* Records provided *
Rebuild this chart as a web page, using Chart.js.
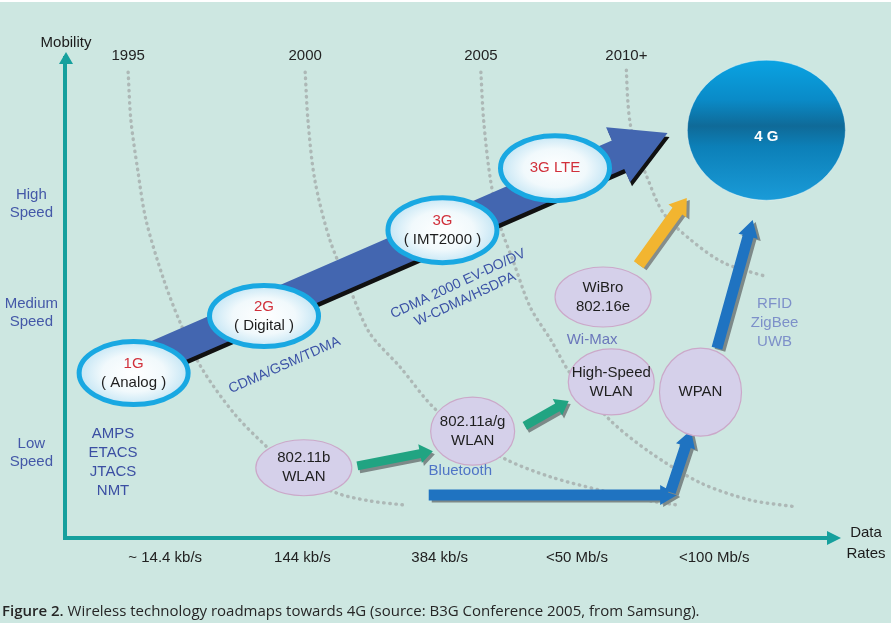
* * *
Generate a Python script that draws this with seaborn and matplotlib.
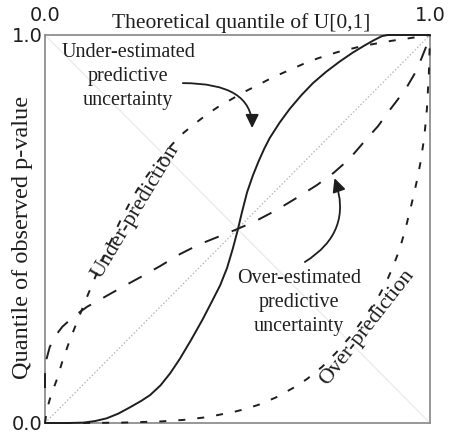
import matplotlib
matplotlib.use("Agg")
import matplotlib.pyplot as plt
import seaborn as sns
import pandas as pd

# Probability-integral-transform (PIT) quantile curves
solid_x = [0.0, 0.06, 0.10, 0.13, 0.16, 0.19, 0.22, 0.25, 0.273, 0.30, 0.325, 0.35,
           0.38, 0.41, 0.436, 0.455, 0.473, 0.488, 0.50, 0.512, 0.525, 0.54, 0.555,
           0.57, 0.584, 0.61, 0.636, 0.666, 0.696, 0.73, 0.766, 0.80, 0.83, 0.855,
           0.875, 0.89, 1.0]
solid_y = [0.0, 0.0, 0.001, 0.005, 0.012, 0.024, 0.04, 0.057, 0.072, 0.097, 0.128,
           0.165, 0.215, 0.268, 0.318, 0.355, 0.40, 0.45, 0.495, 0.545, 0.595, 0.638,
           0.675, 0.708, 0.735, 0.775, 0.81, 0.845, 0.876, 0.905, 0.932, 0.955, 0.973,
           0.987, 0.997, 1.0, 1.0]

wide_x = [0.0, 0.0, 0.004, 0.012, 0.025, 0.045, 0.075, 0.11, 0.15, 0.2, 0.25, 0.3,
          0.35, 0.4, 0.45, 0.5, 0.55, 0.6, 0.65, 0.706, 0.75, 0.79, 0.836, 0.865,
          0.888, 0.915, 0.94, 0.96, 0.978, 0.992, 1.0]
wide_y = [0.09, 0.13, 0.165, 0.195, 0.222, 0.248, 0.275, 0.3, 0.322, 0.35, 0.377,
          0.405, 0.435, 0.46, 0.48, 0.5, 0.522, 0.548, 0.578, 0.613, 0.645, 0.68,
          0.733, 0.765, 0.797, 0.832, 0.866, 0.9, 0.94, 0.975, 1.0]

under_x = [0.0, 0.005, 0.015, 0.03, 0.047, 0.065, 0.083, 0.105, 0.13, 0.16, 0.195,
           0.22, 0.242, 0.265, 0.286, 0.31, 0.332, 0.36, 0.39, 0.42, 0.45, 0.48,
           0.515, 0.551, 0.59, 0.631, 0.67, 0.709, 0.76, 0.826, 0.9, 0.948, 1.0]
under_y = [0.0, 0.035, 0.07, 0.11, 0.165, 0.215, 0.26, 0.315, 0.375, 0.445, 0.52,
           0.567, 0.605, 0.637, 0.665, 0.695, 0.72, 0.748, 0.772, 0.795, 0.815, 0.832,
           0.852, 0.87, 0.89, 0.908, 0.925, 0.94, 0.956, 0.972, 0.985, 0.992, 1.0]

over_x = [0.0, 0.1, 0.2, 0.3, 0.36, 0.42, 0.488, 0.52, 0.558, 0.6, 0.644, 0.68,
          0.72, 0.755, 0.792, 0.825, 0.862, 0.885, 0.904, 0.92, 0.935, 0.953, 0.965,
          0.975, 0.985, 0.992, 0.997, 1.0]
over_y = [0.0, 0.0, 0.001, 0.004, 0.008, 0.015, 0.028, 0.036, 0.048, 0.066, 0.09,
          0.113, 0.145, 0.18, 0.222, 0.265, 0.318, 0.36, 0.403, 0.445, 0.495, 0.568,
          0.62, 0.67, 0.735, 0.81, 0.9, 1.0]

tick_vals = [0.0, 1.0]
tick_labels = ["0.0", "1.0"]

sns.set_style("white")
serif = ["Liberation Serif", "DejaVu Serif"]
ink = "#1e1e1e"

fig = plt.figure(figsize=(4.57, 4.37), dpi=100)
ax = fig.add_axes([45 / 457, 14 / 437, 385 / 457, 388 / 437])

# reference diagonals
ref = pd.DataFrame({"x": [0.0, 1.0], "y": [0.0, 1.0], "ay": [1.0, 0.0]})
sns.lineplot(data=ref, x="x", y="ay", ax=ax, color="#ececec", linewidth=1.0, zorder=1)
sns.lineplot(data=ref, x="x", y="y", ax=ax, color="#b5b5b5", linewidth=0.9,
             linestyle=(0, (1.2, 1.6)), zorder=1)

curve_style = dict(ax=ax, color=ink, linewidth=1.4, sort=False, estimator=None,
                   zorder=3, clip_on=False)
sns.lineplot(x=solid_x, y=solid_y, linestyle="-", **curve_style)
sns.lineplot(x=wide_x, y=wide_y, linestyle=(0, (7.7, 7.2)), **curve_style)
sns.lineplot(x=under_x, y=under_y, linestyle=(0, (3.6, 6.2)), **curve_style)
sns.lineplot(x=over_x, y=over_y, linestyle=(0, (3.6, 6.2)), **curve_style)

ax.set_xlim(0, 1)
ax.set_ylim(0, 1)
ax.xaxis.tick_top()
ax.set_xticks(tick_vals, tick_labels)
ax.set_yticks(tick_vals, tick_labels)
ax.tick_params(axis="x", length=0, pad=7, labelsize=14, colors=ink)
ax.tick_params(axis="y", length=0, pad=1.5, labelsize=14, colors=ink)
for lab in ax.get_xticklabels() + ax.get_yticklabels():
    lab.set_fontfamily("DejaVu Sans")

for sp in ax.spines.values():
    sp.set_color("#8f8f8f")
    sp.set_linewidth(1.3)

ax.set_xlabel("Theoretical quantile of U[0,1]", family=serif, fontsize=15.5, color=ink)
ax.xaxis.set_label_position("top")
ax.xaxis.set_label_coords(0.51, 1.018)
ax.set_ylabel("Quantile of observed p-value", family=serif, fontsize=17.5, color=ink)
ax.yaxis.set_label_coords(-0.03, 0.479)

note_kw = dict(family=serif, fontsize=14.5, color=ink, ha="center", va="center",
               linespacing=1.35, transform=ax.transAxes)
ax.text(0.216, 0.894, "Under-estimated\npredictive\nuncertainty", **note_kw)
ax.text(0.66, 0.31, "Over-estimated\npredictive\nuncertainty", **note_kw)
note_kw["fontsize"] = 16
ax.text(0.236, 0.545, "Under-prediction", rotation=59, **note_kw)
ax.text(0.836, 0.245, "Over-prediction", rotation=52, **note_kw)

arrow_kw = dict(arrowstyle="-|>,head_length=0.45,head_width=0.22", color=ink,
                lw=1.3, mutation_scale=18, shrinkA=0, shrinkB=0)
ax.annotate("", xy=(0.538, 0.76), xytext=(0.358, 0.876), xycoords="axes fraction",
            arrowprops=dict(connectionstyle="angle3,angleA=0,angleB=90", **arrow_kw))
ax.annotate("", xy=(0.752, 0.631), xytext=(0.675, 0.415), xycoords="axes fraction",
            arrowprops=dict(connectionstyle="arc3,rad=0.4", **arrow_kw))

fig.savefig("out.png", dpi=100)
--
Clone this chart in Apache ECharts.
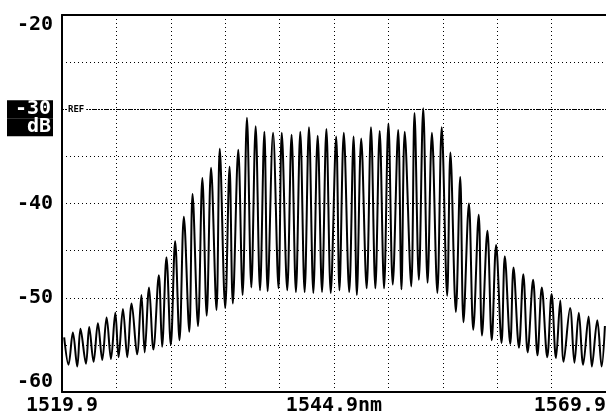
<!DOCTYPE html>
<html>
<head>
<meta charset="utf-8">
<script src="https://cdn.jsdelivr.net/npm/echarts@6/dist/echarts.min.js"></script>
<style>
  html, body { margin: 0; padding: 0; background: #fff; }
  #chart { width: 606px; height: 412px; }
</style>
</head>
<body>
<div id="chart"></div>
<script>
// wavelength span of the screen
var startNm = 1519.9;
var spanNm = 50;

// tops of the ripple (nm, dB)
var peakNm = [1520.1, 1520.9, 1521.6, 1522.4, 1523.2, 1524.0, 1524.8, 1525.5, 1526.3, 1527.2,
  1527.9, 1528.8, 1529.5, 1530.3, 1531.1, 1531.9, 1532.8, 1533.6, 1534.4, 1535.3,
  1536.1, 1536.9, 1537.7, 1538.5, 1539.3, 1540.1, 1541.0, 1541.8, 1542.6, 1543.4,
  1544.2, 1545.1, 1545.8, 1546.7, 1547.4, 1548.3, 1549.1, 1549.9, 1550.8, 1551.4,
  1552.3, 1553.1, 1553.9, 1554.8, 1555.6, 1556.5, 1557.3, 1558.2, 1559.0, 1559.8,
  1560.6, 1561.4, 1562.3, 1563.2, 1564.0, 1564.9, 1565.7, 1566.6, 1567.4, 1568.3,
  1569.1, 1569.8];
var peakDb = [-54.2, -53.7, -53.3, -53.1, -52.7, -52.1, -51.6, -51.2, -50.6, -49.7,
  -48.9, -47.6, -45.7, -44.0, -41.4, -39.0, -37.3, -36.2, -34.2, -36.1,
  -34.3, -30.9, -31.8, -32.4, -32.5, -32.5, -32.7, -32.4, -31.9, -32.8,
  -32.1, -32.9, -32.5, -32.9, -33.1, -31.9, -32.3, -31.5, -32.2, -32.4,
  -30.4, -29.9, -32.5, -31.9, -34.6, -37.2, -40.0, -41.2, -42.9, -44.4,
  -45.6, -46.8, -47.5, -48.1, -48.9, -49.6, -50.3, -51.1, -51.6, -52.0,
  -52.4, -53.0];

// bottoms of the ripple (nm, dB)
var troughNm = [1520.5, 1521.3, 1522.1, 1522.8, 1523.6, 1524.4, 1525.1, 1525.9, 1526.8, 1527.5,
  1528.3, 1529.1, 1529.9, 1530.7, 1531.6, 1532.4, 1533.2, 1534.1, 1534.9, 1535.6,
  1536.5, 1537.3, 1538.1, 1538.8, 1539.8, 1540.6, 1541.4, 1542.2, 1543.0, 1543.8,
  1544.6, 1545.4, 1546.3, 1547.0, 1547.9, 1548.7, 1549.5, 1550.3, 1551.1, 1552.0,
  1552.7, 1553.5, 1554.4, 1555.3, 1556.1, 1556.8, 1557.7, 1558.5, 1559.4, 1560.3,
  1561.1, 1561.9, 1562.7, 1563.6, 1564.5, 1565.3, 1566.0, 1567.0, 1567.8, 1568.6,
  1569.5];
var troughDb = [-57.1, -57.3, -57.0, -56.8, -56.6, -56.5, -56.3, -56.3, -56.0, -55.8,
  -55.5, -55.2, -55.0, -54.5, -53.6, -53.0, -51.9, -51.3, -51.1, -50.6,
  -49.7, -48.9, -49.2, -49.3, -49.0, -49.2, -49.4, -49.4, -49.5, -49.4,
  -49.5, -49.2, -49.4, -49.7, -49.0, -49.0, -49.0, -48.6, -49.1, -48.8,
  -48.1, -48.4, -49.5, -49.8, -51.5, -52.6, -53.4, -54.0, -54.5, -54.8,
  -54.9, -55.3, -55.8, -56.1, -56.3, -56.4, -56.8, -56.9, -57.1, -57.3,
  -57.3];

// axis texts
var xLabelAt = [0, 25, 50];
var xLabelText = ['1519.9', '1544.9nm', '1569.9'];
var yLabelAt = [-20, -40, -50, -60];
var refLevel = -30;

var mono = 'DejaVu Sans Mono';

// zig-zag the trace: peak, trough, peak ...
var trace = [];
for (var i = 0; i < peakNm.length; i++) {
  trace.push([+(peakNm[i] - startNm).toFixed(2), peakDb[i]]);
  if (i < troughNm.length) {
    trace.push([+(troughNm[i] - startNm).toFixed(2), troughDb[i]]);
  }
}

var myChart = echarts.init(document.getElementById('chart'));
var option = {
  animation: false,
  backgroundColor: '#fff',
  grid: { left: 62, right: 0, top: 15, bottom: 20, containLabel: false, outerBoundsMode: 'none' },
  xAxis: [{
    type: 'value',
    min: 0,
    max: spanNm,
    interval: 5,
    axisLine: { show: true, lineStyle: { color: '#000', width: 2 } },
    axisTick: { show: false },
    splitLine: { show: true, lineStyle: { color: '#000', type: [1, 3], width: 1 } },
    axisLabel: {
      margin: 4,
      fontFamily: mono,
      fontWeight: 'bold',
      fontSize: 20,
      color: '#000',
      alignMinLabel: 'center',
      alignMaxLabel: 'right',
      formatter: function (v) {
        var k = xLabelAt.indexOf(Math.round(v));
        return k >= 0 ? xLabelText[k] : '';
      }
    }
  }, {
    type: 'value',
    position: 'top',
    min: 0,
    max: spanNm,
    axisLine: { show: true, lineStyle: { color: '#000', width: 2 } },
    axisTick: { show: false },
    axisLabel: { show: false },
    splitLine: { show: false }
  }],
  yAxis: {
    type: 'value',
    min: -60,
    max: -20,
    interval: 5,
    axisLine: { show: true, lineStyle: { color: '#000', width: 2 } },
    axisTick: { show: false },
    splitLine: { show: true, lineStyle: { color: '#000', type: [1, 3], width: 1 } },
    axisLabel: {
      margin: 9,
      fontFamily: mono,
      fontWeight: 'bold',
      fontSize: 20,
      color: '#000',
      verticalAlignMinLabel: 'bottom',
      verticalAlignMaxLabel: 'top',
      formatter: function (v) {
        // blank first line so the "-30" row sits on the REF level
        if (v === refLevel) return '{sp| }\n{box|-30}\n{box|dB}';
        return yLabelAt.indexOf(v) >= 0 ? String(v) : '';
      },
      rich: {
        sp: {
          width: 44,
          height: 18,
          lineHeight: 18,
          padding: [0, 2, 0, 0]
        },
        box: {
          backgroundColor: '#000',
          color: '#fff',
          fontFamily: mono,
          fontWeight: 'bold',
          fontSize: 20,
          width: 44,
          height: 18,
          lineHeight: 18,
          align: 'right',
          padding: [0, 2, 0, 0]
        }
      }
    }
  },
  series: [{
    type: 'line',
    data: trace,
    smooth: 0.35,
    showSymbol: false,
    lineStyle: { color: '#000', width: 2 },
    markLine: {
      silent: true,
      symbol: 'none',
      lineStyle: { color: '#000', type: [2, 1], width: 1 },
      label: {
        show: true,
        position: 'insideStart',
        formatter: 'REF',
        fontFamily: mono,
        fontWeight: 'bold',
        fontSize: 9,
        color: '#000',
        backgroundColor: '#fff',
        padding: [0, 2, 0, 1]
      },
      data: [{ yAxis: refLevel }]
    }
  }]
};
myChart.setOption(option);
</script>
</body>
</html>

* Your objective *
Nothing but the lines from the one containing "Generate a Python" through the one containing "0.733, 0.765, 0.797, 0.832, 0.866, 0.9, 0.94, 0.975, 1.0]" should be written out, exactly and with both ends. Pictures are left out.

* Written response *
Generate a Python script that draws this with seaborn and matplotlib.
import matplotlib
matplotlib.use("Agg")
import matplotlib.pyplot as plt
import seaborn as sns
import pandas as pd

# Probability-integral-transform (PIT) quantile curves
solid_x = [0.0, 0.06, 0.10, 0.13, 0.16, 0.19, 0.22, 0.25, 0.273, 0.30, 0.325, 0.35,
           0.38, 0.41, 0.436, 0.455, 0.473, 0.488, 0.50, 0.512, 0.525, 0.54, 0.555,
           0.57, 0.584, 0.61, 0.636, 0.666, 0.696, 0.73, 0.766, 0.80, 0.83, 0.855,
           0.875, 0.89, 1.0]
solid_y = [0.0, 0.0, 0.001, 0.005, 0.012, 0.024, 0.04, 0.057, 0.072, 0.097, 0.128,
           0.165, 0.215, 0.268, 0.318, 0.355, 0.40, 0.45, 0.495, 0.545, 0.595, 0.638,
           0.675, 0.708, 0.735, 0.775, 0.81, 0.845, 0.876, 0.905, 0.932, 0.955, 0.973,
           0.987, 0.997, 1.0, 1.0]

wide_x = [0.0, 0.0, 0.004, 0.012, 0.025, 0.045, 0.075, 0.11, 0.15, 0.2, 0.25, 0.3,
          0.35, 0.4, 0.45, 0.5, 0.55, 0.6, 0.65, 0.706, 0.75, 0.79, 0.836, 0.865,
          0.888, 0.915, 0.94, 0.96, 0.978, 0.992, 1.0]
wide_y = [0.09, 0.13, 0.165, 0.195, 0.222, 0.248, 0.275, 0.3, 0.322, 0.35, 0.377,
          0.405, 0.435, 0.46, 0.48, 0.5, 0.522, 0.548, 0.578, 0.613, 0.645, 0.68,
          0.733, 0.765, 0.797, 0.832, 0.866, 0.9, 0.94, 0.975, 1.0]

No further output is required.